FASS Research Gallery
Department of Psychology
Diabetes affects a very large number of individuals worldwide – it is associated with several serious complications and increased risk of hospitalization and mortality. Patients are routinely seen by diabetes health care professionals yet they have the primary responsibility for day to day management of their condition and treatment including taking medications and following recommendations related to diet, blood glucose monitoring, and exercise. Many patients find treatment challenging and fail to follow recommendations. They may also experience emotional difficulties but these are not addressed in routine care. The study set out to document the needs of patients with diabetes in the local context so as to guide the development of programs of support. The aims were to (a) document quality of life, emotional difficulties, and level of self care in youth and adult patients with diabetes, (b), to examine how these may change over time and across people with different types of diabetes, and (c) to identify factors that can explain these outcomes. We have surveyed a total of 81 adult and 65 adolescent patients with diabetes using a questionnaire.

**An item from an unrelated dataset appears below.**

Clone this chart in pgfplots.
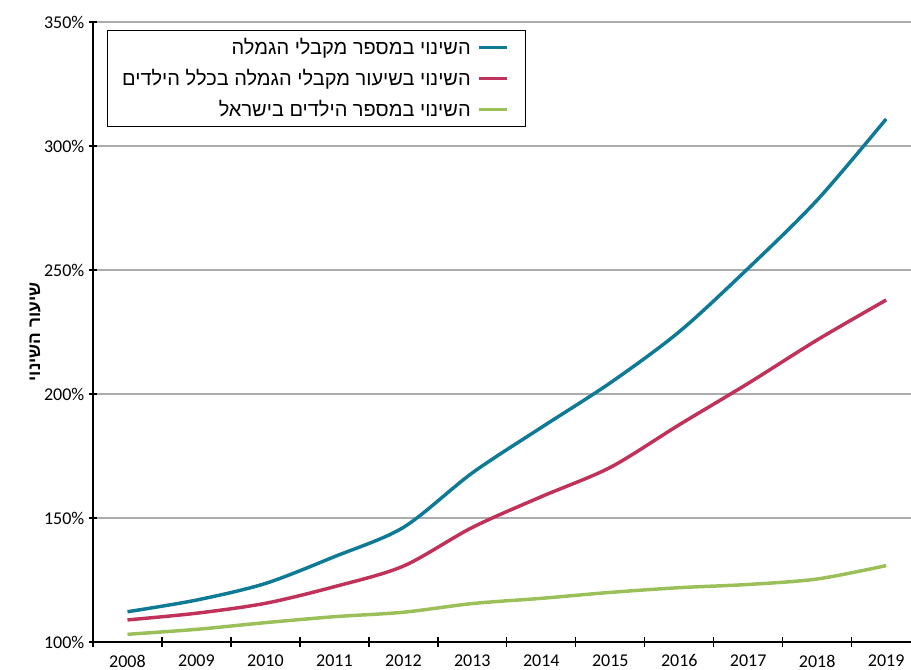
\documentclass[border=0pt]{standalone}
\usepackage{fontspec}
\setmainfont{Carlito}
\newfontfamily\heb[Script=Hebrew]{Liberation Sans}
\TeXXeTstate=1
\usepackage{pgfplots}
\pgfplotsset{compat=1.18}
\definecolor{cTeal}{HTML}{0E7A96}
\definecolor{cRed}{HTML}{C0325A}
\definecolor{cGreen}{HTML}{9BC05A}
\begin{document}
\begin{tikzpicture}
\begin{axis}[
  name=ax,
  scale only axis,
  width=613.5pt, height=465pt,
  xmin=-0.5, xmax=11.36,
  ymin=100, ymax=350,
  ytick={100,150,200,250,300,350},
  yticklabel={\pgfmathprintnumber{\tick}\%},
  /pgf/number format/assume math mode=true,
  xtick={0,...,11},
  xticklabels={2008,2009,2010,2011,2012,2013,2014,2015,2016,2017,2018,2019},
  minor xtick={-0.5,0.5,...,11.5},
  major tick length=6pt,
  minor tick length=7pt,
  xtick style={draw=none},
  minor x tick style={draw=black, line width=1pt},
  ytick style={draw=black, line width=1pt},
  tick align=center,
  axis x line*=bottom,
  axis y line*=left,
  axis line style={-, black, line width=1.2pt},
  ymajorgrids,
  major grid style={draw=gray!65, line width=0.8pt},
  tick label style={font=\fontsize{13.5}{15}\selectfont},
  xticklabel style={yshift=-3pt},
  ylabel={\heb\bfseries\beginR שיעור השינוי\endR},
  ylabel style={font=\fontsize{13}{15}\selectfont, anchor=center, at={(axis description cs:-0.0709,0.5)}},
  legend plot pos=right,
  legend cell align=right,
  legend style={at={(axis description cs:0.0171,0.987)}, anchor=north west,
    draw=black, line width=0.8pt, font=\heb\fontsize{15}{17}\selectfont,
    row sep=5.5pt, inner xsep=9pt, inner ysep=4pt},
  legend image code/.code={\draw[#1] (0pt,0pt) -- (21pt,0pt); \path[draw=none] (-4pt,0pt) -- (26pt,0pt);},
  every axis plot/.append style={line width=2.6pt, smooth, tension=0.5},
]
\addplot[cTeal] coordinates {(0,112.2) (1,116.9) (2,123.6) (3,134.4) (4,146.2) (5,168.2) (6,186.5) (7,204.5) (8,225.1) (9,250.7) (10,278.2) (11,310.9)};
\addlegendentry{\beginR השינוי במספר מקבלי הגמלה\endR}
\addplot[cRed] coordinates {(0,108.9) (1,111.6) (2,115.6) (3,122.3) (4,130.6) (5,146.2) (6,158.6) (7,170.4) (8,187.6) (9,204.3) (10,221.8) (11,237.9)};
\addlegendentry{\beginR השינוי בשיעור מקבלי הגמלה בכלל הילדים\endR}
\addplot[cGreen] coordinates {(0,103.1) (1,105.1) (2,107.8) (3,110.2) (4,112.0) (5,115.5) (6,117.6) (7,120.0) (8,121.9) (9,123.2) (10,125.4) (11,130.8)};
\addlegendentry{\beginR השינוי במספר הילדים בישראל\endR}
\end{axis}
\pgfresetboundingbox
\path[use as bounding box] ([xshift=-69.75pt,yshift=-21pt]ax.south west) rectangle ([yshift=16.5pt]ax.north east);
\end{tikzpicture}
\end{document}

The study’s findings showed that patients found treatment difficult and had consequently low levels of self care at all assessments. Between 21-45% of patients reported that they only follow treatment recommendations (diet, foot care, blood glucose monitoring) 1-2 days a week. Many expressed doubts as to whether the recommended treatment can help control their diabetes. As such clinical measures showed that more than 50% of respondents (adult or adolescent) had poor disease control which poses a risk for diabetes complications and health deterioration. While on average quality of life was not severely affected, many patients sufferend from distress and anxiety about their diabetes. There was little change over time – indicating that distress does not resolve but persists.
Study findings highlight the need to support patients by addressing misperceptions about treatment and symptoms of distress that can lower motivation to follow treatment and compromise wellbeing.